Dans cet article, la théorie économique néoclassique, avec le même vertigineux éclectisme, est vertement critiquée par les tenants eux-mêmes de dite la doctrine. Ainsi, nous apprenons ici, que l’économiste de Goldman Sachs « [se] montre sévère sur l’aveuglement des élites, sur les supposés fondements théoriques qui ont justifié cette mondialisation et les bienfaits du libre-échange à l’heure du numérique » et que Stephen Roach de Morgan Stanley  pense que « (…) les économistes ont échoué à prendre en compte les problèmes inhérents à la globalisation ». Après tout, Jean Tirole, dans une tribune du journal « Le Monde » « l’homo economicus a vécu »[2], n’estime-t-il pas que le modèle théorique qui a dominé la science économique au XXe siècle soit dépassé ?  Le prix Nobel d’économie qui utilise des génériques comme l’économie, les économistes, passe sans rien dire à personne ainsi sur sa propre pratique théorique et sur le fait que pendant des décennies la science économique a vécu sur le prima de cette hypothèse de l’homo economicus. C’est en effet au nom de la figure de l’homo economicus que la théorie néoclassique a fait régner une tyrannie épistémologique sans partage sur le champ des sciences économique et c’est encore au nom de cette figure qu’ont été écartés les hétérodoxes des grandes revues, des conférences, de l’agrégation, etc.

Foin des revirements , c’est également au nom de la science que Jean Tirole intrigue aujourd’hui dans les antichambres ministérielles pour faire dérailler les projets de création d’une section disciplinaire propre à l’économie hétérodoxe. Toute comparaison mise à part, citant le « Financial Times », n’est-ce pas au nom de la science et de la critique du keynésianisme, que Trump est voué aux gémonies par Martine Orange ?  Preuve, s’il en fallait, que l’on n’écarte pas si facilement ses vieilles lunes, néolibéralisme quand tu nous tiens... Les analystes du quotidien économique et financier britannique  notent en effet que «L’activité américaine (…) n’a pas été soutenue grâce à une reprise des investissements ou des exportations mais par une hausse de la consommation – soutenue par une relance budgétaire et les cadeaux fiscaux consentis en début de mandat (…) ». La sacrosainte relance par l’offre a donc été inconsidérément abandonnée.  Certains économistes préviennent aussi, « Une guerre commerciale entre la Chine et les États-Unis risque de menacer toutes les avancées technologiques »[3]. Le marché libre et non faussé a donc été imprudemment écorné. Il semble que Martine Orange ait trouvé les responsables de la prochaine crise majeure de  l’économie, pas la mondialisation et pas d’avantage la dérégulation mais au contraire les traces homéopathiques de régulation américaine et la personnalité inadéquate de Donald Trump.

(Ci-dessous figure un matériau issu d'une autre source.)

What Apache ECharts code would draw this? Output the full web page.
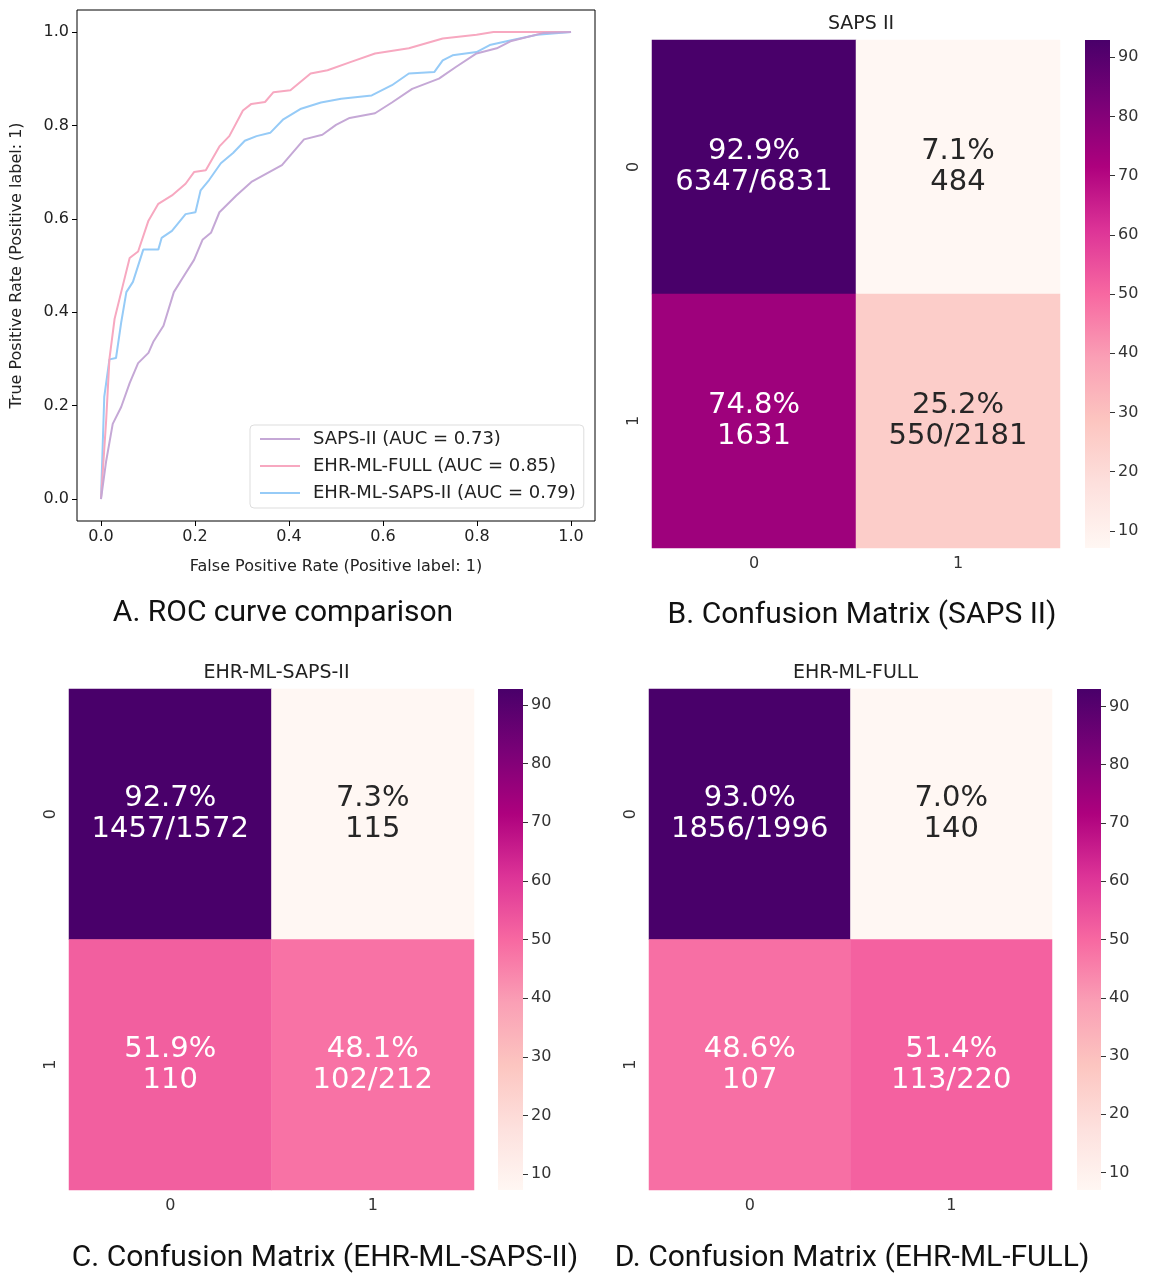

[1] Propos illustrés dans l’article par le rapport de la CNUCED. Pour notre part, nous aimerions comprendre comment « le groupe des 25 % des premiers groupes exportateurs réalise 100 % du commerce mondial ». Que font les 75% autres ?

[2] « Le Monde » 05/10/2018

[3] Nous ne doutons pas que certains économistes sont aussi des économistes certains.